Data included in a recent study of the proposal indicates a possible increase in the number of annual peak days for the town and the mountain, but also shows the expansion will likely pour millions into the local economy. The addition would accelerate the resort’s already steady growth in annual skier visits.
The Environmental Impact Statement found that Breckenridge Ski Resort would likely see a 2 percent yearly increase in skier visits over the next 10 years after building Peak 6, compared with only a .75 percent yearly increase without the expansion. The third alternative would foster a 1.25 percent yearly increase in skier visits.
Over 10 years, the Peak 6 expansion would grow Breckenridge’s number of annual visits to 1.95 million, 250,000 more than if the Forest Service went with the “no-action” alternative, according to analysis included in the draft EIS.

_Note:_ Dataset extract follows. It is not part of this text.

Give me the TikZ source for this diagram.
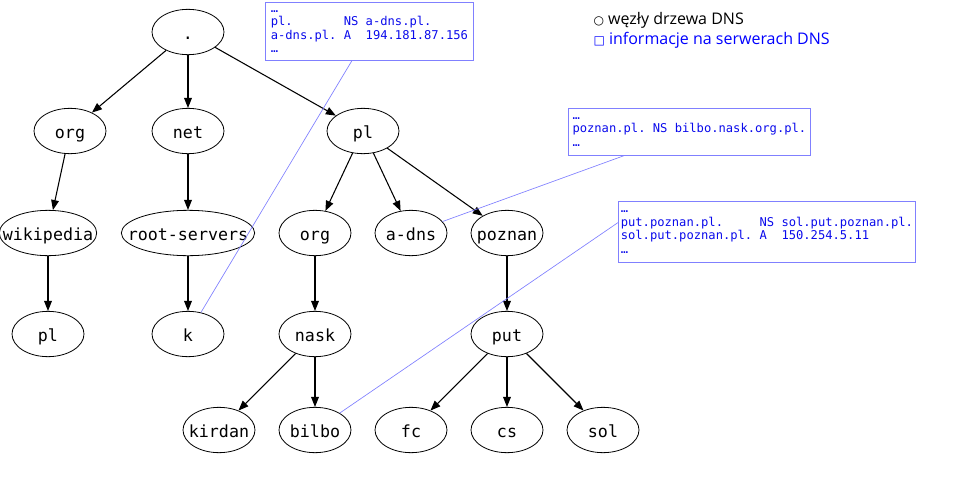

Currently the town and ski resort have enough parking to accommodate just over 21,000 skiers per day, sufficient for most days but not so on peak days. And the crowds of people create congestion both on Interstate 70 and on Highway 9 as well as lift lines, crowding and long waits at local restaurants. Local officials worry that more peak days will not only begin to impact quality of life for locals, but also hurt the experience of visitors to Breckenridge.